- GIVEN TASK: The data below should be printed in full, exactly, and without any of its images.
════════════════════
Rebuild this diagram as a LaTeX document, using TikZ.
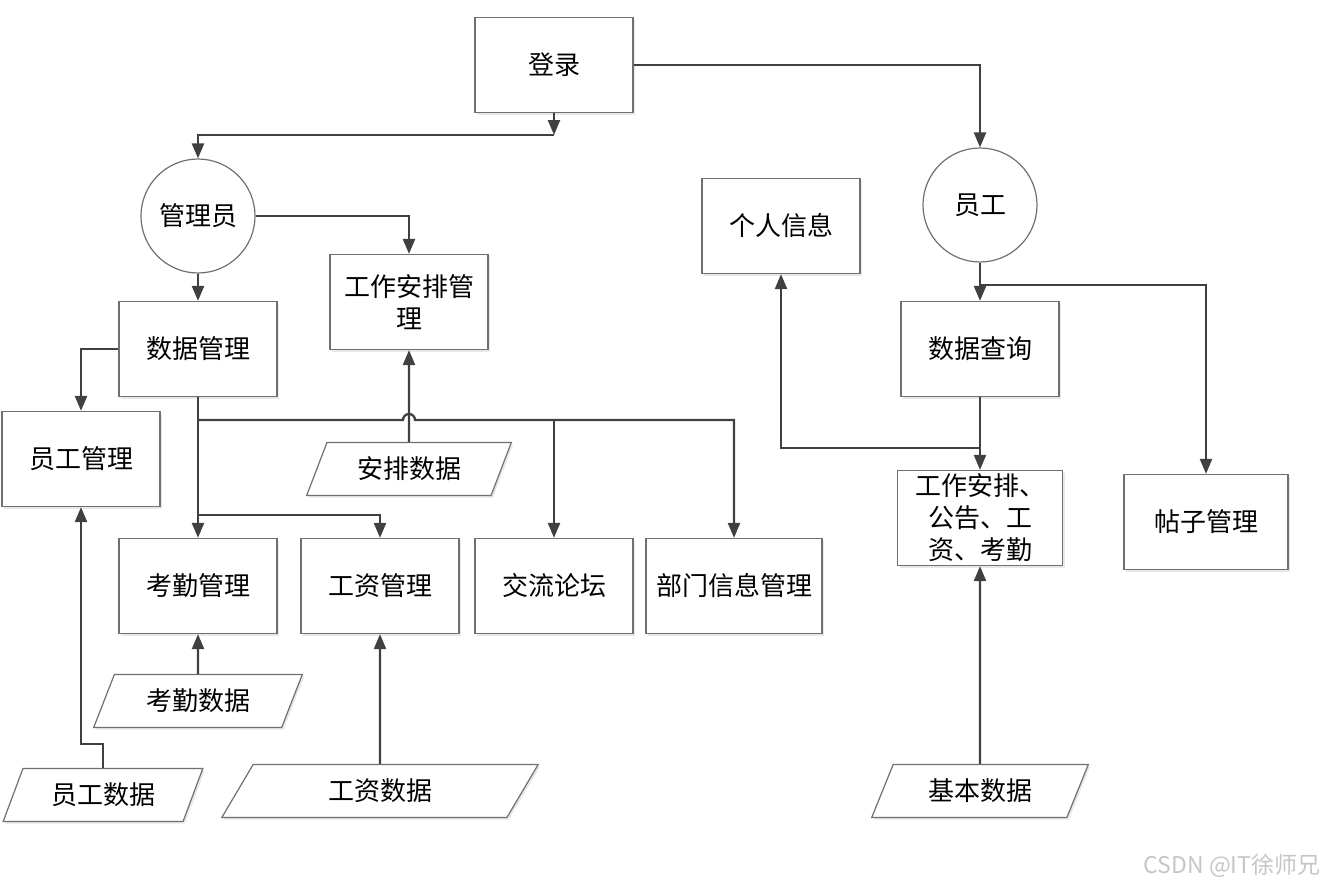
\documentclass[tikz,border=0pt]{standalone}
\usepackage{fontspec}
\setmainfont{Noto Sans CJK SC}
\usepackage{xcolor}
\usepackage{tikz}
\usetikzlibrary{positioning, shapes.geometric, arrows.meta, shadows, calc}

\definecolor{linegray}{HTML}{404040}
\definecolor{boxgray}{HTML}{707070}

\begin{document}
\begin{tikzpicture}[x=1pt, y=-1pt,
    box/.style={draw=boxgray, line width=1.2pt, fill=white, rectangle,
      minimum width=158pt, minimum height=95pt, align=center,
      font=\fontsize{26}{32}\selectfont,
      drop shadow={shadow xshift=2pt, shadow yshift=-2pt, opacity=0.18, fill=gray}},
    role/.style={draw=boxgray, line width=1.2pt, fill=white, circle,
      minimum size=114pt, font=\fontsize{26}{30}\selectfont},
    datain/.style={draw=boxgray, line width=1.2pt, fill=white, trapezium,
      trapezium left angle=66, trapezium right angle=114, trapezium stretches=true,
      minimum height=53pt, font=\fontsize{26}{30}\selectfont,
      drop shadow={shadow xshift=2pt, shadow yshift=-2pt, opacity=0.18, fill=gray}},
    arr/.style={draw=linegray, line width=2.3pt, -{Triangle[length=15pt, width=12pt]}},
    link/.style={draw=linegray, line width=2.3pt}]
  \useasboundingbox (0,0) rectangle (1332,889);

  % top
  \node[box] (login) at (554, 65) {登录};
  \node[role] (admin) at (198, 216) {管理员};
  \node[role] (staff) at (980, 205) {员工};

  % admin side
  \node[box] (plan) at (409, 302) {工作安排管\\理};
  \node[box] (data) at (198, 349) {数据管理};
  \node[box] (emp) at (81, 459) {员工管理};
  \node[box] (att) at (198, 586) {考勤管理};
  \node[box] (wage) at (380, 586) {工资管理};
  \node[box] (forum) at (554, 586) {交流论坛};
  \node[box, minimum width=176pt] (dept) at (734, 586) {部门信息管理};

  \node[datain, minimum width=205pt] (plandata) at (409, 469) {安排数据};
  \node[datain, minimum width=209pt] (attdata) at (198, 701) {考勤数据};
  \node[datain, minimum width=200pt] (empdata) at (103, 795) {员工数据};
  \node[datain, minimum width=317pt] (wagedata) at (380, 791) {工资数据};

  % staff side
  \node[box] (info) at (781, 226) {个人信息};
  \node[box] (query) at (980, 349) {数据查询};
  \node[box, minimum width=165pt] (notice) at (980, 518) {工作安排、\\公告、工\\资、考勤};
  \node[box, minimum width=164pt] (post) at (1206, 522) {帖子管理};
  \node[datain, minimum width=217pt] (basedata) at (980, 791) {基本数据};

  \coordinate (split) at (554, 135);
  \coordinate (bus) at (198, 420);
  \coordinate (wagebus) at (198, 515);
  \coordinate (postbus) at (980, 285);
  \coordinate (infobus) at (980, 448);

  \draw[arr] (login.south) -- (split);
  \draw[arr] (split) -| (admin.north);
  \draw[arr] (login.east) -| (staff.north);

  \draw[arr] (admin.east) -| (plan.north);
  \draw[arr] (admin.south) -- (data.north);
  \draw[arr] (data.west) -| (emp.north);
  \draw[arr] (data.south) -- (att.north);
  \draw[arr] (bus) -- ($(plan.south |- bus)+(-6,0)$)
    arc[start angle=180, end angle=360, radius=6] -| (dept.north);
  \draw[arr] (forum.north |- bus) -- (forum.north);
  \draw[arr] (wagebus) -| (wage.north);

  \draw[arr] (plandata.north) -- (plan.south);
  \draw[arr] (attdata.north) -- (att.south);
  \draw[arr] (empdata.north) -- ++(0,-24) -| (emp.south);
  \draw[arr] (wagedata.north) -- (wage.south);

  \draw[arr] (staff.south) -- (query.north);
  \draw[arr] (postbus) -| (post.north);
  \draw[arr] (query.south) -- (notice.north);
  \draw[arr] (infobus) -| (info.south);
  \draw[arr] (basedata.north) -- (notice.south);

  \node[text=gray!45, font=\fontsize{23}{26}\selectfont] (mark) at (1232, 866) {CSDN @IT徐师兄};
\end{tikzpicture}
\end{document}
════════════════════
- PROBLEM SOLUTION:
Rebuild this diagram as a LaTeX document, using TikZ.
\documentclass[tikz,border=0pt]{standalone}
\usepackage{fontspec}
\setmainfont{Noto Sans CJK SC}
\usepackage{xcolor}
\usepackage{tikz}
\usetikzlibrary{positioning, shapes.geometric, arrows.meta, shadows, calc}

\definecolor{linegray}{HTML}{404040}
\definecolor{boxgray}{HTML}{707070}

\begin{document}
\begin{tikzpicture}[x=1pt, y=-1pt,
    box/.style={draw=boxgray, line width=1.2pt, fill=white, rectangle,
      minimum width=158pt, minimum height=95pt, align=center,
      font=\fontsize{26}{32}\selectfont,
      drop shadow={shadow xshift=2pt, shadow yshift=-2pt, opacity=0.18, fill=gray}},
    role/.style={draw=boxgray, line width=1.2pt, fill=white, circle,
      minimum size=114pt, font=\fontsize{26}{30}\selectfont},
    datain/.style={draw=boxgray, line width=1.2pt, fill=white, trapezium,
      trapezium left angle=66, trapezium right angle=114, trapezium stretches=true,
      minimum height=53pt, font=\fontsize{26}{30}\selectfont,
      drop shadow={shadow xshift=2pt, shadow yshift=-2pt, opacity=0.18, fill=gray}},
    arr/.style={draw=linegray, line width=2.3pt, -{Triangle[length=15pt, width=12pt]}},
    link/.style={draw=linegray, line width=2.3pt}]
  \useasboundingbox (0,0) rectangle (1332,889);

  % top
  \node[box] (login) at (554, 65) {登录};
  \node[role] (admin) at (198, 216) {管理员};
  \node[role] (staff) at (980, 205) {员工};

  % admin side
  \node[box] (plan) at (409, 302) {工作安排管\\理};
  \node[box] (data) at (198, 349) {数据管理};
  \node[box] (emp) at (81, 459) {员工管理};
  \node[box] (att) at (198, 586) {考勤管理};
  \node[box] (wage) at (380, 586) {工资管理};
  \node[box] (forum) at (554, 586) {交流论坛};
  \node[box, minimum width=176pt] (dept) at (734, 586) {部门信息管理};

  \node[datain, minimum width=205pt] (plandata) at (409, 469) {安排数据};
  \node[datain, minimum width=209pt] (attdata) at (198, 701) {考勤数据};
  \node[datain, minimum width=200pt] (empdata) at (103, 795) {员工数据};
  \node[datain, minimum width=317pt] (wagedata) at (380, 791) {工资数据};

  % staff side
  \node[box] (info) at (781, 226) {个人信息};
  \node[box] (query) at (980, 349) {数据查询};
  \node[box, minimum width=165pt] (notice) at (980, 518) {工作安排、\\公告、工\\资、考勤};
  \node[box, minimum width=164pt] (post) at (1206, 522) {帖子管理};
  \node[datain, minimum width=217pt] (basedata) at (980, 791) {基本数据};

  \coordinate (split) at (554, 135);
  \coordinate (bus) at (198, 420);
  \coordinate (wagebus) at (198, 515);
  \coordinate (postbus) at (980, 285);
  \coordinate (infobus) at (980, 448);

  \draw[arr] (login.south) -- (split);
  \draw[arr] (split) -| (admin.north);
  \draw[arr] (login.east) -| (staff.north);

  \draw[arr] (admin.east) -| (plan.north);
  \draw[arr] (admin.south) -- (data.north);
  \draw[arr] (data.west) -| (emp.north);
  \draw[arr] (data.south) -- (att.north);
  \draw[arr] (bus) -- ($(plan.south |- bus)+(-6,0)$)
    arc[start angle=180, end angle=360, radius=6] -| (dept.north);
  \draw[arr] (forum.north |- bus) -- (forum.north);
  \draw[arr] (wagebus) -| (wage.north);

  \draw[arr] (plandata.north) -- (plan.south);
  \draw[arr] (attdata.north) -- (att.south);
  \draw[arr] (empdata.north) -- ++(0,-24) -| (emp.south);
  \draw[arr] (wagedata.north) -- (wage.south);

  \draw[arr] (staff.south) -- (query.north);
  \draw[arr] (postbus) -| (post.north);
  \draw[arr] (query.south) -- (notice.north);
  \draw[arr] (infobus) -| (info.south);
  \draw[arr] (basedata.north) -- (notice.south);

  \node[text=gray!45, font=\fontsize{23}{26}\selectfont] (mark) at (1232, 866) {CSDN @IT徐师兄};
\end{tikzpicture}
\end{document}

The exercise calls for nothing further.